+++ DATA PROVIDED +++

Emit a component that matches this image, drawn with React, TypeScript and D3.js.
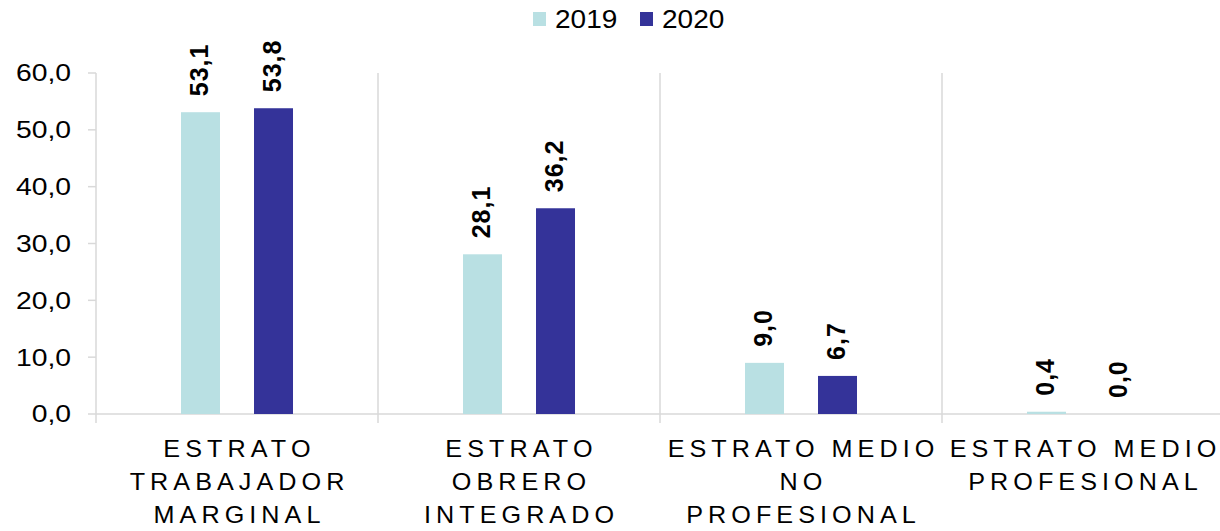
import * as d3 from "d3";

const categories = ["c1", "c2", "c3", "c4"];
const categoryLines = [
  ["ESTRATO", "TRABAJADOR", "MARGINAL"],
  ["ESTRATO", "OBRERO", "INTEGRADO"],
  ["ESTRATO MEDIO", "NO", "PROFESIONAL"],
  ["ESTRATO MEDIO", "PROFESIONAL"],
];
const seriesNames = ["2019", "2020"];
const values2019 = [53.1, 28.1, 9.0, 0.4];
const values2020 = [53.8, 36.2, 6.7, 0.0];
const yTicks = [0, 10, 20, 30, 40, 50, 60];
const colors = ["#b9e0e3", "#343399"];

const width = 1220;
const height = 531;
const marginLeft = 96;
const marginTop = 73;
const bottomY = 414;
const fmt = (v: number) => v.toFixed(1).replace(".", ",");

export default function App() {
  const x = d3.scaleBand(categories, [marginLeft, marginLeft + 282 * 4]);
  const xs = d3
    .scaleBand(seriesNames, [0, x.bandwidth()])
    .paddingInner(0.466)
    .paddingOuter(1.164);
  const y = d3.scaleLinear([0, 60], [bottomY, marginTop]);
  const series = [values2019, values2020];
  const font = "'Liberation Sans', Arial, sans-serif";

  return (
    <svg
      width={width}
      height={height}
      style={{ position: "absolute", left: 0, top: 0 }}
      fontFamily={font}
    >
      {/* legend */}
      <g>
        {seriesNames.map((s, i) => (
          <g key={s} transform={`translate(${533 + i * 107},0)`}>
            <rect x={0} y={12} width={13} height={14} fill={colors[i]} />
            <text
              transform={`translate(22,28) scale(1.12,1)`}
              fontSize={25}
              fill="#000"
            >
              {s}
            </text>
          </g>
        ))}
      </g>

      {/* gridlines, axis, ticks */}
      <g stroke="#d9d9d9" strokeWidth={1.5}>
        {categories.map((c, i) =>
          i === 0 ? null : (
            <line key={c} x1={x(c)} x2={x(c)} y1={marginTop} y2={bottomY + 9} />
          )
        )}
        <line x1={marginLeft} x2={marginLeft} y1={marginTop} y2={bottomY + 9} />
        <line x1={marginLeft} x2={width} y1={bottomY} y2={bottomY} />
        {yTicks.map((t) => (
          <line key={t} x1={marginLeft - 8} x2={marginLeft} y1={y(t)} y2={y(t)} />
        ))}
      </g>

      {/* y labels */}
      <g fontSize={24} textAnchor="end" fill="#000">
        {yTicks.map((t) => (
          <text
            key={t}
            transform={`translate(71,${y(t)}) scale(1.18,1)`}
            dy="0.35em"
          >
            {fmt(t)}
          </text>
        ))}
      </g>

      {/* bars */}
      {series.map((vals, si) => (
        <g key={si} fill={colors[si]}>
          {categories.map((c, ci) => {
            const bx = (x(c) as number) + (xs(seriesNames[si]) as number);
            return (
              <rect
                key={c}
                x={bx}
                y={y(vals[ci])}
                width={xs.bandwidth()}
                height={y(0) - y(vals[ci])}
              />
            );
          })}
        </g>
      ))}

      {/* value labels */}
      <g fontSize={25} fontWeight="bold" fill="#000">
        {series.map((vals, si) =>
          categories.map((c, ci) => {
            const cx =
              (x(c) as number) + (xs(seriesNames[si]) as number) + xs.bandwidth() / 2;
            const ty = y(vals[ci]) - 16;
            return (
              <text
                key={`${si}-${c}`}
                transform={`translate(${cx},${ty}) rotate(-90)`}
                dy="0.3em"
                letterSpacing={1}
              >
                {fmt(vals[ci])}
              </text>
            );
          })
        )}
      </g>

      {/* category labels */}
      <g fontSize={24} textAnchor="middle" fill="#000">
        {categories.map((c, ci) => {
          const cx = (x(c) as number) + x.bandwidth() / 2;
          return (
            <g key={c}>
              {categoryLines[ci].map((line, li) => (
                <text
                  key={li}
                  transform={`translate(${cx},${457 + li * 33}) scale(1.05,1)`}
                >
                  <tspan letterSpacing={4.8}>{line.slice(0, -1)}</tspan>
                  <tspan letterSpacing={0}>{line.slice(-1)}</tspan>
                </text>
              ))}
            </g>
          );
        })}
      </g>
    </svg>
  );
}
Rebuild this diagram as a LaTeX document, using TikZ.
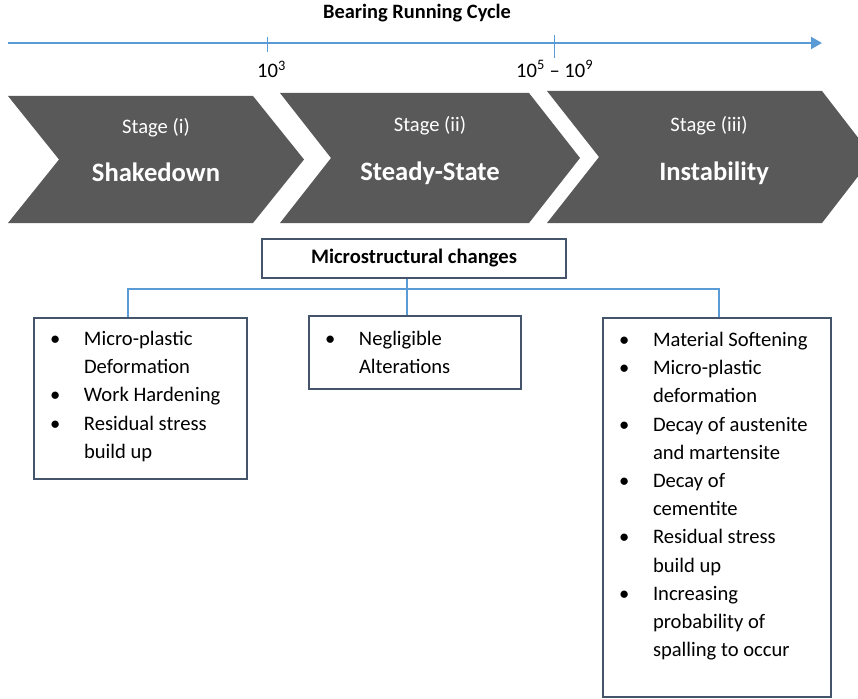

+++

# WHAT YOU SHOULD DO:
Print the records above exactly as they stand, but leave out the pictures.

# ANSWER:
Emit a component that matches this image, drawn with React, TypeScript and D3.js.
import * as d3 from "d3";

const categories = ["c1", "c2", "c3", "c4"];
const categoryLines = [
  ["ESTRATO", "TRABAJADOR", "MARGINAL"],
  ["ESTRATO", "OBRERO", "INTEGRADO"],
  ["ESTRATO MEDIO", "NO", "PROFESIONAL"],
  ["ESTRATO MEDIO", "PROFESIONAL"],
];
const seriesNames = ["2019", "2020"];
const values2019 = [53.1, 28.1, 9.0, 0.4];
const values2020 = [53.8, 36.2, 6.7, 0.0];
const yTicks = [0, 10, 20, 30, 40, 50, 60];
const colors = ["#b9e0e3", "#343399"];

const width = 1220;
const height = 531;
const marginLeft = 96;
const marginTop = 73;
const bottomY = 414;
const fmt = (v: number) => v.toFixed(1).replace(".", ",");

export default function App() {
  const x = d3.scaleBand(categories, [marginLeft, marginLeft + 282 * 4]);
  const xs = d3
    .scaleBand(seriesNames, [0, x.bandwidth()])
    .paddingInner(0.466)
    .paddingOuter(1.164);
  const y = d3.scaleLinear([0, 60], [bottomY, marginTop]);
  const series = [values2019, values2020];
  const font = "'Liberation Sans', Arial, sans-serif";

  return (
    <svg
      width={width}
      height={height}
      style={{ position: "absolute", left: 0, top: 0 }}
      fontFamily={font}
    >
      {/* legend */}
      <g>
        {seriesNames.map((s, i) => (
          <g key={s} transform={`translate(${533 + i * 107},0)`}>
            <rect x={0} y={12} width={13} height={14} fill={colors[i]} />
            <text
              transform={`translate(22,28) scale(1.12,1)`}
              fontSize={25}
              fill="#000"
            >
              {s}
            </text>
          </g>
        ))}
      </g>

      {/* gridlines, axis, ticks */}
      <g stroke="#d9d9d9" strokeWidth={1.5}>
        {categories.map((c, i) =>
          i === 0 ? null : (
            <line key={c} x1={x(c)} x2={x(c)} y1={marginTop} y2={bottomY + 9} />
          )
        )}
        <line x1={marginLeft} x2={marginLeft} y1={marginTop} y2={bottomY + 9} />
        <line x1={marginLeft} x2={width} y1={bottomY} y2={bottomY} />
        {yTicks.map((t) => (
          <line key={t} x1={marginLeft - 8} x2={marginLeft} y1={y(t)} y2={y(t)} />
        ))}
      </g>

      {/* y labels */}
      <g fontSize={24} textAnchor="end" fill="#000">
        {yTicks.map((t) => (
          <text
            key={t}
            transform={`translate(71,${y(t)}) scale(1.18,1)`}
            dy="0.35em"
          >
            {fmt(t)}
          </text>
        ))}
      </g>

      {/* bars */}
      {series.map((vals, si) => (
        <g key={si} fill={colors[si]}>
          {categories.map((c, ci) => {
            const bx = (x(c) as number) + (xs(seriesNames[si]) as number);
            return (
              <rect
                key={c}
                x={bx}
                y={y(vals[ci])}
                width={xs.bandwidth()}
                height={y(0) - y(vals[ci])}
              />
            );
          })}
        </g>
      ))}

      {/* value labels */}
      <g fontSize={25} fontWeight="bold" fill="#000">
        {series.map((vals, si) =>
          categories.map((c, ci) => {
            const cx =
              (x(c) as number) + (xs(seriesNames[si]) as number) + xs.bandwidth() / 2;
            const ty = y(vals[ci]) - 16;
            return (
              <text
                key={`${si}-${c}`}
                transform={`translate(${cx},${ty}) rotate(-90)`}
                dy="0.3em"
                letterSpacing={1}
              >
                {fmt(vals[ci])}
              </text>
            );
          })
        )}
      </g>

      {/* category labels */}
      <g fontSize={24} textAnchor="middle" fill="#000">
        {categories.map((c, ci) => {
          const cx = (x(c) as number) + x.bandwidth() / 2;
          return (
            <g key={c}>
              {categoryLines[ci].map((line, li) => (
                <text
                  key={li}
                  transform={`translate(${cx},${457 + li * 33}) scale(1.05,1)`}
                >
                  <tspan letterSpacing={4.8}>{line.slice(0, -1)}</tspan>
                  <tspan letterSpacing={0}>{line.slice(-1)}</tspan>
                </text>
              ))}
            </g>
          );
        })}
      </g>
    </svg>
  );
}
Rebuild this diagram as a LaTeX document, using TikZ.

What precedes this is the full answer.